Two notable caveats:
1. Certain newer C# language features require runtime support that doesn't ship with older versions of .NET, which can include quite a few DLLs.
2. In-process COM components can only be instantiated in .NET runtimes runtimes with the same processor architecture, even if the .NET program itself is processor-independent (which by default will use the runtime matching the native architecture), so you may need to ship multiple executables to match multiple COM dependency versions even if your program is otherwise processor-independent or you only intend to ship it for a single processor architecture.
For example, if you build a processor-independent program that relies on the Microsoft Access DAO library, it will by default work correctly on 32-bit Windows if 32-bit Access is installed, and on 64-bit Windows if 64-bit Access is installed, but there's no way to get it to work on 64-bit Windows with 32-bit Access without shipping a second executable (that can be identical with the exception of the 32BITREQUIRED flag in the CLR header[1] that can be set as part of the build process or with the .NET SDK corflags utility).
Rather than ship separate "32-bit (or 64-bit with 32-bit <bar>" and "64-bit" versions of a program <foo> that interops with some in-proc COM component <bar>, I prefer to build a single executable <foo>.exe, then create a copy <foo>32.exe with the flag set as part of the build process, and ship both to be installed side-by-side.
Then, since the native COM DLL isn't loaded until you actually create an interop object referencing it, you can just try to create an Interop.<Bar>.<something> object at program start, catch ComException with HResult == REGDB_E_CLASSNOTREG, then in the exception handler, run <foo>32.exe as a subprocess with identical command-line arguments and exit with <foo>32's exit code, unless you're already running in a 32-bit CLR, in which case you just fail normally.
[1] https://ecma-international.org/wp-content/uploads/ECMA-335_5...
> but there's no static linking
Not out of the box, but there are ways to do it, e.g. ILMerge.
> so you may need to ship multiple executables
OP's baseline is native code tho, so they are already planning to do that.
> Edit: Some comments mention Qt which could also work although how large is the runtime? Can it be compiled statically?
You need a commercial license for that, but yes you could. But since applications are typically distributed with install bundles that put into application-local program files directories, it's not super-important as long as you only cherry-pick the Qt libraries you need.
This is wrong. There's a misconception that you can't statically link your app when using the open-source LGPL version of Qt. From my reading of the LGPL license this doesn't appear to be the case[1]. The LGPL allows you to statically link your app as long as you provide the object files and allow users to relink your app with a different version of Qt.
I've observed many people spreading this misinformation about only being able to dynamically link with the LGPL version of Qt.
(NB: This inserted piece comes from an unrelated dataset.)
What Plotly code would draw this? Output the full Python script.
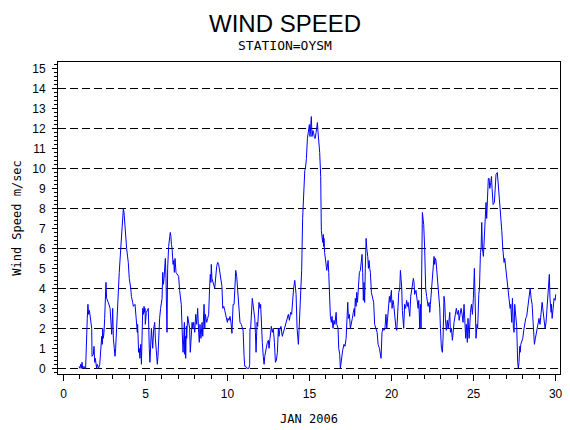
import plotly.graph_objects as go

# wind speed readings (day of month, m/sec)
day_a = [0.95, 1.0, 1.05, 1.09, 1.13, 1.17, 1.25, 1.29, 1.35, 1.39, 1.45, 1.49, 1.53, 1.58, 1.62,
         1.66, 1.72, 1.74, 1.78, 1.82, 1.86, 1.90, 1.94, 1.98, 2.02, 2.06, 2.10, 2.14, 2.21, 2.25,
         2.29, 2.33, 2.37, 2.39, 2.43, 2.47, 2.51, 2.55, 2.59, 2.63, 2.69, 2.73, 2.84, 2.88, 2.90,
         2.94, 2.98, 3.00, 3.04, 3.10, 3.14, 3.18, 3.22, 3.26, 3.30, 3.40, 3.49, 3.57, 3.61, 3.65,
         3.69, 3.73, 3.77, 3.85, 3.95, 4.01, 4.10, 4.14, 4.22, 4.26, 4.36, 4.42, 4.50, 4.52, 4.54,
         4.58, 4.62, 4.66, 4.71, 4.75, 4.83, 4.87, 4.91, 4.95, 4.97, 4.99, 5.05, 5.11, 5.17, 5.23]
wind_a = [0.1, 0.0, 0.2, 0.0, 0.3, 0.0, 0.1, 0.0, 0.0, 1.8, 2.5, 3.2, 2.7, 2.9, 2.6,
          2.3, 2.0, 0.6, 0.7, 0.7, 1.1, 0.3, 0.5, 0.1, 0.0, 0.2, 0.1, 0.0, 0.2, 0.7,
          1.0, 1.6, 1.2, 2.0, 1.5, 1.8, 2.5, 3.9, 4.3, 3.5, 3.4, 3.3, 3.0, 2.5, 2.0,
          1.7, 2.5, 3.0, 1.5, 0.6, 0.6, 1.0, 1.8, 2.6, 3.7, 4.8, 6.0, 7.3, 8.0, 8.0,
          7.8, 7.2, 6.9, 6.0, 5.3, 4.5, 4.0, 3.6, 3.3, 3.1, 3.2, 2.5, 1.8, 2.2, 1.4,
          0.8, 1.0, 0.5, 1.2, 0.2, 3.0, 2.7, 3.1, 2.8, 3.0, 2.2, 2.8, 2.9, 3.0, 1.0]

day_b = [5.27, 5.36, 5.40, 5.44, 5.50, 5.56, 5.60, 5.64, 5.72, 5.76, 5.80, 5.86, 5.92, 6.01, 6.05,
         6.09, 6.13, 6.17, 6.21, 6.25, 6.31, 6.35, 6.41, 6.51, 6.55, 6.58, 6.62, 6.68, 6.72, 6.76,
         6.80, 6.86, 6.92, 7.02, 7.08, 7.14, 7.18, 7.23, 7.25, 7.29, 7.33, 7.37, 7.39, 7.43, 7.45,
         7.49, 7.51, 7.57, 7.63, 7.69, 7.73, 7.77, 7.84, 7.88, 7.94, 8.00, 8.06, 8.12, 8.18, 8.24,
         8.28, 8.32, 8.38, 8.45, 8.49, 8.57, 8.61, 8.65, 8.73, 8.79, 8.85, 8.91, 8.95, 8.99, 9.01,
         9.05, 9.12, 9.22, 9.34, 9.40, 9.46, 9.52, 9.58, 9.66, 9.71, 9.77, 9.83, 9.91, 9.99]
wind_b = [0.3, 2.0, 1.5, 1.0, 2.0, 2.3, 1.5, 0.8, 0.2, 0.6, 1.5, 2.5, 3.0, 3.5, 4.8,
          4.2, 4.5, 5.0, 5.5, 4.5, 1.8, 5.0, 6.1, 6.8, 6.6, 6.2, 6.0, 5.2, 5.4, 4.8,
          5.5, 4.8, 4.7, 4.6, 3.9, 3.5, 3.2, 2.0, 1.2, 0.8, 1.5, 2.3, 0.7, 1.6, 0.5,
          2.1, 1.5, 2.6, 2.3, 2.0, 0.8, 1.5, 2.3, 2.0, 2.3, 1.8, 2.7, 2.2, 3.0, 1.8,
          1.3, 2.2, 1.5, 2.3, 1.6, 3.2, 2.0, 2.7, 2.3, 2.5, 2.7, 4.1, 4.7, 4.3, 5.2,
          4.5, 4.3, 4.0, 5.1, 5.3, 5.2, 4.8, 4.5, 4.1, 3.0, 3.1, 2.9, 2.5, 2.3]

day_c = [10.03, 10.09, 10.15, 10.21, 10.27, 10.34, 10.40, 10.46, 10.50, 10.56, 10.60, 10.64, 10.72,
         10.76, 10.84, 10.92, 10.95, 11.01, 11.05, 11.11, 11.17, 11.31, 11.35, 11.37, 11.41, 11.51,
         11.55, 11.62, 11.66, 11.70, 11.74, 11.80, 11.84, 11.92, 11.98, 12.02, 12.06, 12.12, 12.18,
         12.23, 12.27, 12.35, 12.43, 12.49, 12.53, 12.59, 12.63, 12.67, 12.73, 12.79, 12.86, 12.92,
         12.98, 13.04, 13.10, 13.14, 13.20, 13.26, 13.34, 13.40, 13.49, 13.57, 13.65, 13.71, 13.77,
         13.85, 13.91, 13.97, 14.03, 14.10, 14.14, 14.18, 14.24, 14.28, 14.32, 14.36, 14.42, 14.46,
         14.52, 14.58, 14.64, 14.71, 14.75, 14.81, 14.87, 14.93, 14.99, 15.03, 15.07, 15.11]
wind_c = [2.5, 2.4, 2.6, 2.3, 1.75, 3.2, 3.2, 4.3, 4.9, 4.6, 4.1, 3.8, 3.0,
          2.3, 2.2, 2.0, 1.9, 0.6, 0.1, 0.1, 0.0, 0.0, 0.2, 2.0, 2.0, 3.5,
          3.2, 3.0, 2.5, 1.8, 0.8, 2.3, 2.1, 3.3, 3.0, 3.2, 2.0, 1.3, 0.6,
          0.2, 0.6, 1.0, 1.3, 1.4, 1.0, 1.5, 1.8, 2.1, 1.8, 2.0, 1.3, 0.3,
          0.4, 0.8, 2.0, 1.6, 2.0, 2.1, 1.6, 1.8, 2.0, 2.3, 2.5, 2.7, 2.4,
          2.8, 2.7, 3.5, 4.0, 4.4, 3.9, 3.7, 2.0, 1.5, 1.2, 1.9, 3.1, 3.2,
          4.9, 7.5, 9.0, 9.9, 10.0, 10.5, 11.5, 12.0, 12.2, 11.6, 12.4, 12.6]

day_d = [15.15, 15.21, 15.29, 15.34, 15.40, 15.48, 15.52, 15.56, 15.62, 15.68, 15.72, 15.80, 15.84,
         15.86, 15.88, 15.92, 16.01, 16.05, 16.09, 16.13, 16.17, 16.21, 16.27, 16.33, 16.37, 16.43,
         16.49, 16.55, 16.62, 16.66, 16.74, 16.78, 16.84, 16.88, 16.94, 17.02, 17.10, 17.16, 17.23,
         17.27, 17.33, 17.37, 17.43, 17.49, 17.55, 17.61, 17.67, 17.73, 17.75, 17.79, 17.84, 17.88,
         17.92, 17.98, 18.04, 18.10, 18.14, 18.16, 18.20, 18.24, 18.28, 18.32, 18.36, 18.40, 18.45,
         18.49, 18.55, 18.59, 18.63, 18.67, 18.71, 18.77, 18.83, 18.91, 18.97, 19.05, 19.12, 19.18,
         19.26, 19.36, 19.42, 19.48, 19.54, 19.60, 19.66, 19.71, 19.75, 19.81, 19.87, 19.91, 19.99]
wind_d = [11.6, 11.9, 11.6, 11.5, 11.8, 12.3, 11.8, 11.5, 10.8, 9.6, 6.9, 6.3, 6.7,
          6.1, 6.5, 5.8, 5.0, 4.9, 5.1, 5.4, 4.8, 3.7, 2.6, 2.3, 2.6, 2.0,
          2.4, 2.2, 2.8, 2.2, 2.0, 1.0, 0.7, 0.0, 0.5, 0.9, 1.2, 1.1, 1.5,
          2.2, 3.3, 2.5, 2.7, 2.0, 2.2, 2.5, 2.8, 3.0, 2.6, 3.5, 3.1, 3.8,
          3.3, 4.1, 4.8, 4.9, 5.3, 5.2, 5.7, 4.8, 3.4, 4.3, 3.3, 5.0, 6.5,
          6.0, 5.6, 5.0, 5.4, 5.0, 4.8, 3.8, 3.5, 3.3, 2.2, 2.0, 1.8, 1.2,
          1.0, 0.5, 1.8, 2.0, 1.9, 2.0, 2.7, 2.0, 2.5, 3.0, 3.6, 3.3, 3.9]

day_e = [20.03, 20.09, 20.13, 20.19, 20.27, 20.32, 20.36, 20.44, 20.50, 20.54, 20.58, 20.62, 20.66,
         20.70, 20.74, 20.80, 20.86, 20.92, 20.97, 21.01, 21.05, 21.11, 21.17, 21.25, 21.33, 21.37,
         21.41, 21.49, 21.53, 21.62, 21.66, 21.72, 21.76, 21.80, 21.88, 21.92, 21.96, 22.02, 22.08,
         22.14, 22.23, 22.29, 22.33, 22.37, 22.43, 22.49, 22.55, 22.59, 22.63, 22.67, 22.71, 22.77,
         22.84, 22.90, 22.94, 22.98, 23.04, 23.10, 23.14, 23.20, 23.24, 23.28, 23.34, 23.40, 23.45,
         23.49, 23.55, 23.59, 23.65, 23.71, 23.77, 23.81, 23.89, 23.95, 24.01, 24.08, 24.12, 24.18,
         24.24, 24.30, 24.36, 24.42, 24.48, 24.52, 24.56, 24.62, 24.66, 24.73, 24.81, 24.87, 24.93, 24.99]
wind_e = [3.0, 3.4, 3.2, 2.5, 2.0, 1.9, 2.8, 3.8, 4.0, 4.9, 4.5, 4.0, 2.9,
          2.6, 2.0, 3.2, 3.0, 3.4, 3.1, 3.3, 2.8, 2.6, 3.6, 4.0, 4.5, 4.3,
          3.7, 3.9, 3.5, 3.0, 3.4, 2.0, 3.2, 2.0, 7.8, 7.5, 7.2, 6.0, 4.0,
          3.6, 3.1, 3.3, 2.8, 3.2, 3.8, 4.3, 5.0, 5.6, 5.2, 5.5, 5.4, 4.8,
          3.9, 3.7, 3.0, 2.0, 1.0, 0.8, 1.5, 3.6, 3.3, 2.5, 1.9, 2.4, 2.0,
          2.3, 2.8, 1.8, 2.0, 1.4, 2.0, 2.3, 2.7, 3.0, 2.7, 2.9, 2.4, 2.8,
          3.0, 2.7, 2.3, 3.2, 2.0, 1.5, 2.2, 1.3, 2.5, 1.5, 2.8, 3.2, 2.7, 3.5]

day_f = [25.05, 25.09, 25.15, 25.21, 25.25, 25.32, 25.36, 25.42, 25.46, 25.50, 25.54, 25.60, 25.64,
         25.70, 25.76, 25.80, 25.84, 25.90, 25.95, 25.99, 26.05, 26.09, 26.13, 26.19, 26.27, 26.33,
         26.37, 26.45, 26.51, 26.55, 26.62, 26.66, 26.72, 26.78, 26.82, 26.86, 26.90, 26.98, 27.04,
         27.10, 27.16, 27.23, 27.27, 27.33, 27.37, 27.43, 27.47, 27.51, 27.57, 27.63, 27.69, 27.73,
         27.77, 27.82, 27.84, 27.88, 27.94, 28.00, 28.06, 28.12, 28.18, 28.24, 28.30, 28.36, 28.45,
         28.51, 28.57, 28.63, 28.71, 28.77, 28.83, 28.87, 28.93, 28.99, 29.05, 29.12, 29.18, 29.22,
         29.28, 29.36, 29.42, 29.48, 29.52, 29.58, 29.62, 29.66, 29.73, 29.75, 29.79, 29.85, 29.91,
         29.97, 30.01]
wind_f = [5.0, 3.5, 1.5, 2.2, 2.0, 3.7, 4.0, 5.8, 6.0, 7.3, 6.0, 5.6, 6.3,
          7.0, 8.3, 7.5, 8.5, 9.5, 9.5, 9.0, 9.3, 9.6, 9.0, 8.2, 8.3, 9.5,
          9.7, 9.8, 9.2, 9.0, 8.3, 7.5, 6.9, 6.0, 5.5, 5.3, 5.5, 4.8, 4.2,
          3.9, 3.5, 3.0, 3.2, 2.3, 3.5, 2.0, 1.8, 3.2, 2.5, 2.1, 0.3, 0.0,
          0.3, 1.1, 0.8, 1.2, 1.4, 1.5, 1.9, 2.3, 2.5, 2.6, 3.0, 3.3, 4.0,
          3.5, 3.2, 2.3, 1.2, 1.5, 1.8, 2.0, 2.3, 2.5, 2.2, 2.8, 3.3, 3.0,
          2.5, 2.0, 2.3, 3.0, 3.2, 4.3, 4.7, 3.5, 2.8, 3.2, 2.5, 3.0, 3.5,
          3.4, 3.7]

days = day_a + day_b + day_c + day_d + day_e + day_f
wind = wind_a + wind_b + wind_c + wind_d + wind_e + wind_f

y_ticks = list(range(0, 16))
x_ticks = [0, 5, 10, 15, 20, 25, 30]

fig = go.Figure()
fig.add_trace(go.Scatter(x=days, y=wind, mode='lines',
                         line=dict(color='#0000ff', width=1), showlegend=False))

tick_font = dict(family='Liberation Sans, Arial, sans-serif', size=12, color='black')
mono = dict(family='DejaVu Sans Mono, monospace', size=12, color='black')

# the page adds an 8px body margin, so the figure is 8px smaller than the window
fig.update_layout(
    width=562, height=422,
    margin=dict(l=50, r=10, t=54, b=56, autoexpand=False),
    paper_bgcolor='white', plot_bgcolor='white',
    title=dict(text='WIND SPEED', x=0.493, xanchor='center', y=0.964, yanchor='middle',
               font=dict(family='Liberation Sans, Arial', size=24, color='black')),
    annotations=[dict(text='STATION=OYSM', xref='paper', yref='paper', x=0.452, y=1.0,
                      xanchor='center', yanchor='middle', yshift=17, showarrow=False,
                      font=dict(family='DejaVu Sans Mono, monospace', size=13, color='black'))],
    xaxis=dict(range=[-0.335, 30.27], tickvals=x_ticks, ticks='outside', ticklen=6,
               tickcolor='black', showgrid=False, zeroline=False, showline=True,
               linecolor='black', linewidth=1, mirror=True, tickfont=tick_font,
               ticklabelstandoff=3, ticklabeloverflow='allow', automargin=False,
               minor=dict(dtick=1, tick0=0, ticks='outside', ticklen=4, tickcolor='black'),
               title=dict(text='JAN 2006', standoff=14, font=mono)),
    yaxis=dict(range=[-0.285, 15.33], tickvals=y_ticks, ticks='outside', ticklen=5,
               tickcolor='black', showgrid=False, zeroline=False, showline=True,
               linecolor='black', linewidth=1, mirror=True, tickfont=tick_font,
               ticklabelstandoff=4, automargin=False,
               minor=dict(dtick=0.2, tick0=0, ticks='outside', ticklen=3, tickcolor='black'),
               title=dict(text='Wind Speed m/sec', standoff=8, font=mono)),
    yaxis2=dict(range=[-0.285, 15.33], overlaying='y', dtick=2, tick0=0, showgrid=True,
                gridcolor='black', gridwidth=1, griddash='8px,4px', zeroline=False,
                showticklabels=False, ticks='', showline=False, automargin=False),
)

# invisible trace so the grid axis gets drawn
fig.add_trace(go.Scatter(x=[days[0]], y=[wind[0]], yaxis='y2', mode='markers',
                         marker=dict(opacity=0), showlegend=False, hoverinfo='skip'))

fig.write_html("out.html")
Please stop this.
[1] https://www.gnu.org/licenses/gpl-faq.html#LGPLStaticVsDynami...
Yes, that is true, but in practice nobody has ever done that. And the material complexity of offering that mode is higher than just dynamically linking the library.
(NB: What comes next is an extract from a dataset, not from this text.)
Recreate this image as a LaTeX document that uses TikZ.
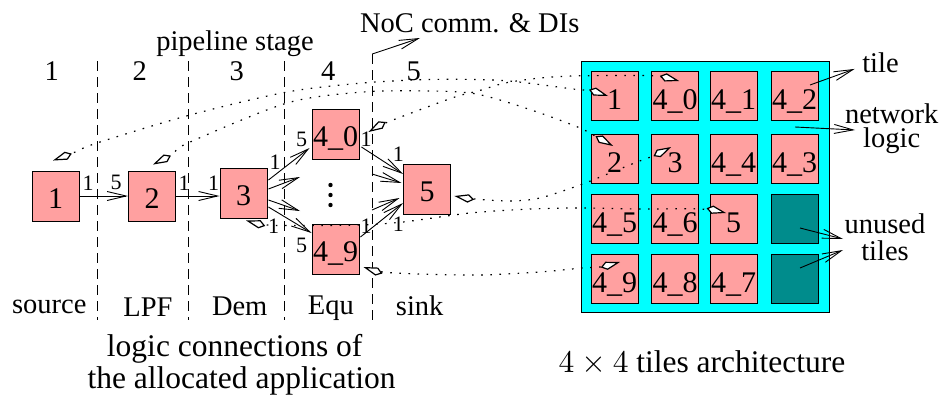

Also, modern compilers make this method much harder to use. It is much harder to stably relink object files like that than to just use the normal dynamic link method.
.net will work. Use a weaver (fody) or the modern features to roll everything into 1 .exe.
Use self-contained to have everything together.
https://learn.microsoft.com/en-us/dotnet/core/deploying/sing...
For such a trivial thing I'd just take imgui.
MFC, wx, Qt .. it's all overcomplex pointless bloat for this task imo.